Comme on le constate au tableau ci-dessus, les taux de droits applicables en 1991 aux vêtements importés aux États-Unis en provenance du Canada étaient pratiquement deux fois plus élevés que ceux de 1994 et trois fois plus élevés que ceux de 1996. En 1998, ces taux auront été réduits à zéro.

Pour mesurer l’effet net de ces réductions tarifaires et des réductions tarifaires NPF sur les importations de tissus au Canada, le Tribunal a calculé les coûts en droits de 1991 qui auraient été appliqués et les coûts en droits de 1998 qui s’appliqueraient au même chiffre d’affaires que celui que Fantastic-T et B.C. Garment ont déclaré pour 1994-1995. L’année de référence 1991 a été utilisée puisque Fantastic-T et B.C. Garment ont commencé à produire au Canada et à exporter aux États-Unis cette année-là.

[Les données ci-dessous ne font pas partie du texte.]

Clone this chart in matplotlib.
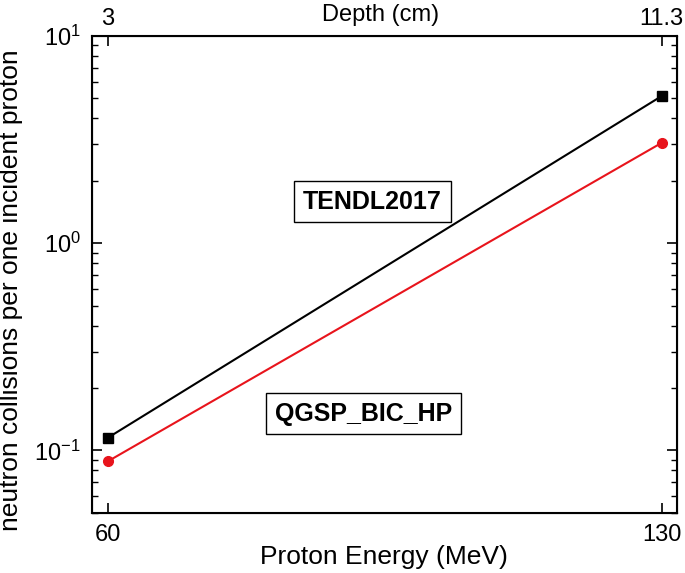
import matplotlib
matplotlib.use("Agg")
import matplotlib.pyplot as plt
from matplotlib.ticker import LogLocator, NullFormatter, FixedLocator

plt.rcParams['font.family'] = ['Liberation Sans', 'DejaVu Sans']
plt.rcParams['mathtext.fontset'] = 'custom'
plt.rcParams['mathtext.rm'] = 'Liberation Sans'
plt.rcParams['mathtext.it'] = 'Liberation Sans'

energy = [60, 130]
depth_labels = ["3", "11.3"]
tendl = [0.115, 5.13]
qgsp = [0.0885, 3.05]

fig = plt.figure(figsize=(6.85, 5.73), dpi=100)
ax = fig.add_axes([0.1343, 0.1052, 0.8536, 0.832])

ax.plot(energy, tendl, color='black', lw=1.5, marker='s', ms=6.5, zorder=3)
ax.plot(energy, qgsp, color='#e8141c', lw=1.5, marker='o', ms=7, zorder=3)

ax.set_yscale('log')
ax.set_xlim(58.0, 131.9)
ax.set_ylim(0.05, 10)

ax.set_xticks(energy)
ax.set_xticklabels([str(e) for e in energy])
ax.yaxis.set_major_locator(FixedLocator([0.1, 1, 10]))
ax.set_yticklabels([r'$10^{-1}$', r'$10^{0}$', r'$10^{1}$'])
ax.yaxis.set_minor_locator(LogLocator(base=10, subs=range(2, 10), numticks=20))
ax.yaxis.set_minor_formatter(NullFormatter())

ax.tick_params(axis='both', which='major', direction='in', length=7, width=1.2,
               labelsize=17, pad=8, top=True, right=True)
ax.tick_params(axis='both', which='minor', direction='in', length=4, width=1.0,
               top=False, right=True)
ax.tick_params(axis='x', which='minor', bottom=False, top=False)
for s in ax.spines.values():
    s.set_linewidth(1.5)

ax.set_xlabel('Proton Energy (MeV)', fontsize=19)
ax.xaxis.label.set_va('center')
ax.xaxis.set_label_coords(0.5, -0.093)
ax.set_ylabel('neutron collisions per one incident proton', fontsize=19)
ax.yaxis.label.set_va('center')
ax.yaxis.set_label_coords(-0.138, 0.467)

# top axis (depth)
ax2 = ax.twiny()
ax2.set_xlim(ax.get_xlim())
ax2.set_xticks(energy)
ax2.set_xticklabels(depth_labels)
ax2.tick_params(axis='x', direction='in', length=7, width=1.2, labelsize=17, pad=4)
ax2.xaxis.set_minor_locator(FixedLocator([]))
fig.text(0.555, 0.974, 'Depth (cm)', fontsize=17, ha='center', va='center')

ax.text(0.4797, 0.6528, 'TENDL2017', transform=ax.transAxes, fontsize=18,
        fontweight='bold', ha='center', va='center',
        bbox=dict(boxstyle='square,pad=0.35', fc='white', ec='black', lw=1.0))
ax.text(0.4643, 0.2081, 'QGSP_BIC_HP', transform=ax.transAxes, fontsize=18,
        fontweight='bold', ha='center', va='center',
        bbox=dict(boxstyle='square,pad=0.35', fc='white', ec='black', lw=1.0))

fig.savefig('out.png', dpi=100)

Les données indiquent que la position concurrentielle de Fantastic-T et de B.C. Garment sur le marché américain en 1998 sera bien supérieure à ce qu’elle était en 1991. En 1991, après avoir reçu un drawback total de 25 p. 100 sur les droits applicables à ce moment-là sur leurs importations de tissus au Canada, Fantastic-T et B.C. Garment auraient été confrontées à des droits s’élevant à plus de 3,5 millions de dollars sur leurs exportations aux États-Unis si elles avaient réalisé le même chiffre d’affaires qu’en 1994-1995. Et, sur un chiffre d’affaires semblable en 1998, sans l’avantage d’un drawback sur les droits ou d’une suppression des droits de douane existants, leur coût en droits net serait inférieur à 1,5 million de dollars (16 p. 100 de droits sur les tissus importés au Canada, et aucun droit sur les exportations aux États-Unis).

Par conséquent, la position concurrentielle de Fantastic-T et de B.C. Garment sur le marché américain se serait améliorée d’environ 2 millions de dollars au cours de la période allant de 1991 à 1998, en raison de la réduction et, en bout de ligne, de la suppression des droits applicables à leurs exportations aux États-Unis et de la diminution des droits applicables aux intrants textiles importés au Canada.

Le Tribunal reconnaît que 1995-1996 représente une période de transition pour Fantastic-T et B.C. Garment et d’autres parties intéressées qui appuient les demandes de suppression des droits. En 1995, les exportateurs de vêtements pouvaient réclamer le remboursement total des droits payés (20,5 p. 100 en vertu du tarif NPF) sur les intrants textiles utilis?E9‚s dans la fabrication de ces vêtements. En 1996, ces mêmes exportateurs peuvent se faire rembourser le «moins élevé» des deux montants suivants : les droits NPF versés (19 p. 100) sur les tissus importés au Canada ou les droits prescrits par l’ALÉNA qui sont versés (3,25 à 4,20 p. 100) sur l’importation de vêtements finis aux États-Unis [14] . Le montant du remboursement des droits variera, bien entendu, selon la valeur en douane des tissus importés au Canada et la valeur en douane des vêtements exportés aux États-Unis. Le plus souvent, le montant des droits remboursés en 1996 sera inférieur au montant des droits remboursés en 1995.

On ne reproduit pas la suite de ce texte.